Who doesn’t love a good spice cake? It’s the perfect combination of warm spices and sweet cake. But have you ever thought about adding pumpkin puree to the mix? That’s right, pumpkin isn’t just for pies and lattes. It can take your spice cake to the next level. And the best part? This recipe is incredibly easy to make.
Ingredients:
- 1 box of spice cake mix
- 1 can of pumpkin puree (15 oz)
- 1/2 cup of water
- 3 eggs
- 1/3 cup of vegetable oil
Instructions:
- Preheat your oven to 350°F (175°C).
- In a large mixing bowl, combine the spice cake mix, pumpkin puree, water, eggs, and vegetable oil. Mix until well combined.
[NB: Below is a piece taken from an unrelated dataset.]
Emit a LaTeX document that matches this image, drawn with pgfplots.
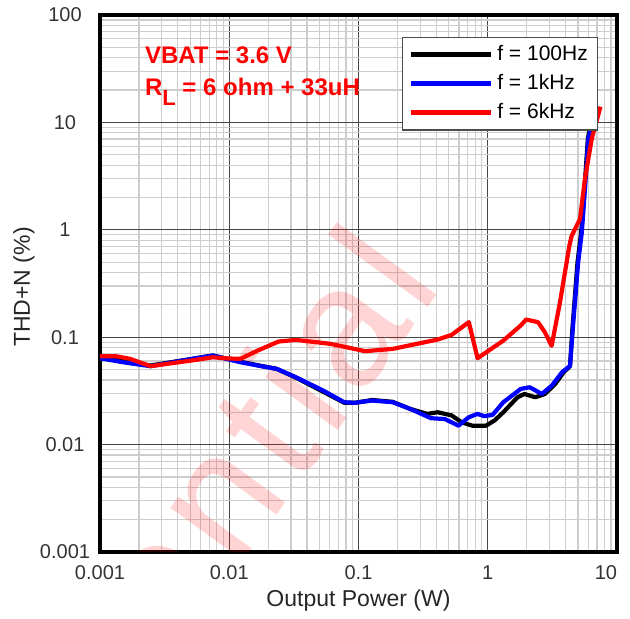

- Pour the batter into a greased 9×13 inch baking dish.
- Bake for 25-30 minutes, or until a toothpick inserted in the center comes out clean.
- Allow the cake to cool completely before serving.
Nutritional Information:
Serving Size: 1 slice
- Calories: 250
- Total Fat: 10g
- Saturated Fat: 2g
- Cholesterol: 55mg
- Sodium: 320mg
- Total Carbohydrates: 38g
- Dietary Fiber: 2g
- Sugars: 24g
- Protein: 3g
Cooking Time:
25-30 minutes
Equipment:
- Large mixing bowl
- 9×13 inch baking dish
- Mixing spoon or electric mixer
Serving Suggestions:
This cake is delicious on its own, but you can also serve it with a dollop of whipped cream or a scoop of vanilla ice cream. It’s also great with a cup of coffee or tea.
Variations:
You can switch up the flavor by using a different cake mix, such as yellow or chocolate. You can also add in some chopped nuts or chocolate chips for extra texture.
Substitutions:
- If you don’t have pumpkin puree, you can use applesauce or mashed bananas instead.
- If you’re looking for a healthier option, you can use a sugar-free cake mix and substitute the oil with unsweetened applesauce.
Storage:
This cake can be stored in an airtight container at room temperature for up to 3 days. You can also freeze it for up to 3 months.
Tips:
- Make sure to grease your baking dish well so the cake doesn’t stick.
- Don’t overmix the batter or the cake will be tough.
- Allow the cake to cool completely before cutting into it.
Notes:
This recipe is perfect for fall and winter holidays, but it’s also great year-round. It’s a crowd-pleaser, so be prepared to make it again and again.
Frequently Asked Questions:
Can I use a different cake mix?
Yes, you can use any flavor of cake mix you like. Just keep in mind that it will change the flavor of the cake.
Can I use fresh pumpkin instead of canned?
Yes, you can use fresh pumpkin puree if you prefer. Just make sure to remove the seeds and peel the pumpkin before pureeing it.
Can I make this cake ahead of time?
Yes, you can make this cake a day ahead of time and store it in the refrigerator. Just make sure to bring it to room temperature before serving.
This spice cake mix and pumpkin puree recipe is a winner. It’s easy to make, delicious, and perfect for any occasion. The pumpkin adds a subtle sweetness and moisture to the cake that takes it to the next level. Plus, it’s a great way to sneak some vegetables into your dessert. Give it a try and see for yourself how amazing it is!